AIM OF THE EXERCISE =>
Scan the entries below and count the lines holding the string "this". Supply only the number.

-------- RECORDS SHOWN

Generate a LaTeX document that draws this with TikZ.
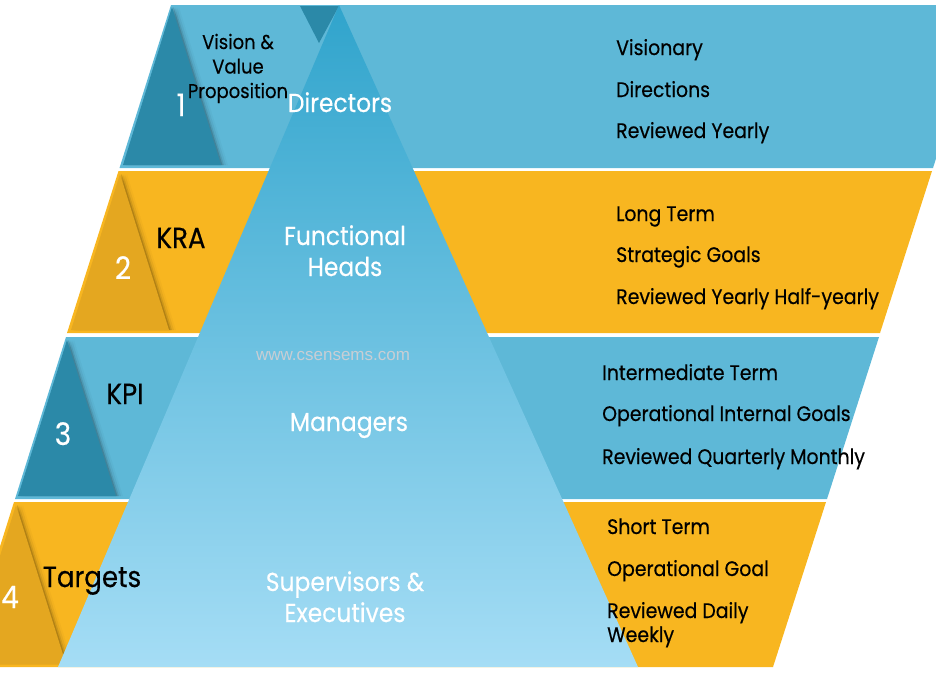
\documentclass[tikz,border=0pt]{standalone}
\usepackage{fontspec}
\setmainfont{Poppins}[FakeStretch=0.9,FakeBold=0.35]
\newfontfamily\wmfont{Liberation Sans}
\definecolor{bandblue}{RGB}{94,184,215}
\definecolor{bandorange}{RGB}{248,182,32}
\definecolor{darkorange}{RGB}{228,167,32}
\definecolor{darkteal}{RGB}{43,137,168}
\definecolor{pyrtop}{RGB}{48,164,204}
\definecolor{pyrbottom}{RGB}{165,221,245}
\definecolor{wmgray}{RGB}{200,206,212}
\tikzset{
  rtext/.style={anchor=base west, font=\fontsize{21}{24}\selectfont, text=black, inner sep=0pt, align=left},
  wlabel/.style={anchor=base, font=\fontsize{26}{31}\selectfont, text=white, inner sep=0pt, align=center},
  blabel/.style={anchor=base, font=\fontsize{29}{34}\selectfont, text=black, inner sep=0pt},
  vlabel/.style={anchor=base, font=\fontsize{20}{24.5}\selectfont, text=black, inner sep=0pt, align=center},
  numlabel/.style={anchor=base, font=\fontsize{31}{36}\selectfont, text=white, inner sep=0pt},
}
\begin{document}
\begin{tikzpicture}[x=1pt,y=-1pt]
\useasboundingbox (0,0) rectangle (936,672);
\begin{scope}
\clip (0,0) rectangle (936,672);
% bands
\fill[bandblue]   (171,5) -- (985,5) -- (933,168) -- (119.5,168) -- cycle;
\fill[bandorange] (118.5,171) -- (932,171) -- (880,333) -- (67,333) -- cycle;
\fill[bandblue]   (66,337) -- (879,337) -- (827,499) -- (15,499) -- cycle;
\fill[bandorange] (14,502) -- (826,502) -- (773,667) -- (-38,667) -- cycle;
% triangle shadows
\foreach \s/\o in {1.5/0.14,3/0.09,5/0.05,7/0.025}{
  \fill[black, opacity=\o] (172+\s,7) -- (123+\s,165) -- (221+\s,165) -- cycle;
  \fill[black, opacity=\o] (120+\s,174) -- (71+\s,330) -- (169+\s,330) -- cycle;
  \fill[black, opacity=\o] (67+\s,340) -- (18+\s,496) -- (116+\s,496) -- cycle;
  \fill[black, opacity=\o] (16+\s,505) -- (-34+\s,664) -- (66+\s,664) -- cycle;
}
% small triangles
\fill[darkteal]   (172,7) -- (123,165) -- (221,165) -- cycle;
\fill[darkorange] (120,174) -- (71,330) -- (169,330) -- cycle;
\fill[darkteal]   (67,340) -- (18,496) -- (116,496) -- cycle;
\fill[darkorange] (16,505) -- (-34,664) -- (66,664) -- cycle;
% inverted triangle at top
\fill[darkteal] (300,6) -- (339,6) -- (319,43) -- cycle;
% pyramid
\shade[top color=pyrtop, bottom color=pyrbottom] (339,5) -- (638,667) -- (58,667) -- cycle;
\end{scope}
% watermark
\node[anchor=base, font=\wmfont\fontsize{17}{20}\selectfont, text=wmgray, inner sep=0pt] (wm) at (333,360) {www.csensems.com};
% left labels
\node[vlabel] (vision) at (238,98) {Vision \&\\Value\\Proposition};
\node[numlabel] (n1) at (181,116) {1};
\node[blabel] (kra) at (181,248) {KRA};
\node[numlabel] (n2) at (123,279) {2};
\node[blabel] (kpi) at (125,404) {KPI};
\node[numlabel] (n3) at (63,445) {3};
\node[blabel] (targets) at (92,587) {Targets};
\node[numlabel] (n4) at (10,608) {4};
% pyramid labels
\node[wlabel] (dir) at (340,112) {Directors};
\node[wlabel] (fh) at (345,276) {Functional\\Heads};
\node[wlabel] (mgr) at (349,431) {Managers};
\node[wlabel] (sup) at (345,622) {Supervisors \&\\Executives};
% right texts
\node[rtext] (r11) at (616,55) {Visionary};
\node[rtext] (r12) at (616,97) {Directions};
\node[rtext] (r13) at (616,138) {Reviewed Yearly};
\node[rtext] (r21) at (616,221) {Long Term};
\node[rtext] (r22) at (616,262) {Strategic Goals};
\node[rtext] (r23) at (616,304) {Reviewed Yearly Half-yearly};
\node[rtext] (r31) at (602,380) {Intermediate Term};
\node[rtext] (r32) at (602,421) {Operational Internal Goals};
\node[rtext] (r33) at (602,464) {Reviewed Quarterly Monthly};
\node[rtext] (r41) at (607,534) {Short Term};
\node[rtext] (r42) at (607,576) {Operational Goal};
\node[rtext] (r43) at (607,642) {Reviewed Daily\\Weekly};
\end{tikzpicture}
\end{document}
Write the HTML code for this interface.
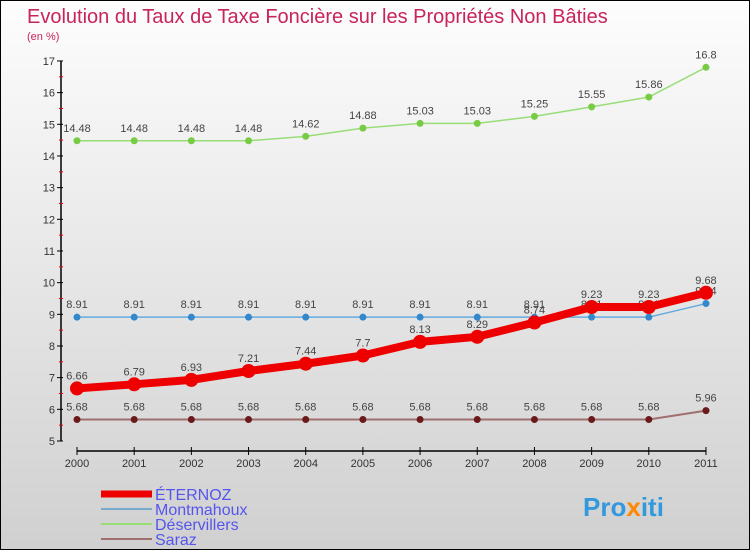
<!DOCTYPE html>
<html><head><meta charset="utf-8"><style>
body{margin:0}
#c{width:750px;height:550px;position:relative;box-sizing:border-box;border:1px solid #000;background:linear-gradient(#fdfdfd,#d0d0d0);font-family:"Liberation Sans",sans-serif;overflow:hidden}
</style></head><body>
<div id="c">
<svg id="s" width="750" height="550" style="position:absolute;left:0;top:0">
<text x="26" y="22" font-size="20" fill="#c8245a">Evolution du Taux de Taxe Foncière sur les Propriétés Non Bâties</text>
<text x="26" y="39" font-size="11" fill="#c8245a">(en %)</text>
<g id="axes"></g><g id="series"></g><g id="legend"></g>
<text x="582" y="515" font-size="26" font-weight="bold" fill="#3399dd">Pro<tspan fill="#ff8800">x</tspan>iti</text>
</svg>
</div>
<script>
const years=["2000","2001","2002","2003","2004","2005","2006","2007","2008","2009","2010","2011"];
const eternoz=[6.66,6.79,6.93,7.21,7.44,7.7,8.13,8.29,8.74,9.23,9.23,9.68];
const montmahoux=[8.91,8.91,8.91,8.91,8.91,8.91,8.91,8.91,8.91,8.91,8.91,9.34];
const deservillers=[14.48,14.48,14.48,14.48,14.62,14.88,15.03,15.03,15.25,15.55,15.86,16.8];
const saraz=[5.68,5.68,5.68,5.68,5.68,5.68,5.68,5.68,5.68,5.68,5.68,5.96];
const yTicks=[5,6,7,8,9,10,11,12,13,14,15,16,17];
const NS="http://www.w3.org/2000/svg";
const X=i=>76+i*57.18, Y=v=>440-(v-5)*31.67;
function mk(t,a,p){const e=document.createElementNS(NS,t);for(const k in a)e.setAttribute(k,a[k]);p.appendChild(e);return e;}
const ax=document.getElementById('axes');
let l=mk('line',{x1:60,y1:Y(17),x2:60,y2:Y(5),stroke:'#000','stroke-width':1.5},ax);

yTicks.forEach(v=>{mk('line',{x1:56,y1:Y(v),x2:62,y2:Y(v),stroke:'#000'},ax);
 if(v<17)mk('line',{x1:58,y1:Y(v+0.5),x2:62,y2:Y(v+0.5),stroke:'#e00'},ax);
 const t=mk('text',{x:54,y:Y(v)+4,'font-size':11,'text-anchor':'end',fill:'#333'},ax);t.textContent=v;
 });
l=mk('line',{x1:76,y1:450,x2:705,y2:450,stroke:'#000','stroke-width':1.5},ax);

years.forEach((y,i)=>{mk('line',{x1:X(i),y1:446,x2:X(i),y2:454,stroke:'#000'},ax);
 const t=mk('text',{x:X(i),y:466,'font-size':11,'text-anchor':'middle',fill:'#333'},ax);t.textContent=y;
 });
const sg=document.getElementById('series');
function series(name,d,col,w,dotc,r){
 const g=mk('g',{},sg);
 mk('polyline',{points:d.map((v,i)=>X(i)+','+Y(v)).join(' '),fill:'none',stroke:col,'stroke-width':w,'stroke-linejoin':'round'},g);
 d.forEach((v,i)=>{const c=mk('circle',{cx:X(i),cy:Y(v),r:r,fill:dotc},g);
  
  const t=mk('text',{x:X(i),y:Y(v)-9,'font-size':11,'text-anchor':'middle',fill:'#444'},g);t.textContent=String(v);
  });
}
series('saraz',saraz,'#a07070',2,'#6b1a1a',3.5);
series('deservillers',deservillers,'#99dd77',1.5,'#77cc44',3.5);
series('montmahoux',montmahoux,'#66aadd',1.5,'#3388cc',3.5);
series('eternoz',eternoz,'#ee0000',8,'#ee0000',7);
const lg=document.getElementById('legend');
[['ÉTERNOZ','#ee0000',7],['Montmahoux','#77aacc',2],['Déservillers','#99dd77',2],['Saraz','#a07070',2]].forEach((e,i)=>{
 const y=493+i*15;
 const g=mk('g',{},lg);
 mk('line',{x1:100,y1:y,x2:151,y2:y,stroke:e[1],'stroke-width':e[2]},g);
 const t=mk('text',{x:154,y:y+6,'font-size':16,fill:'#5555ee'},g);t.textContent=e[0];
});
</script>
</body></html>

----------------

TASK ANSWER =>
2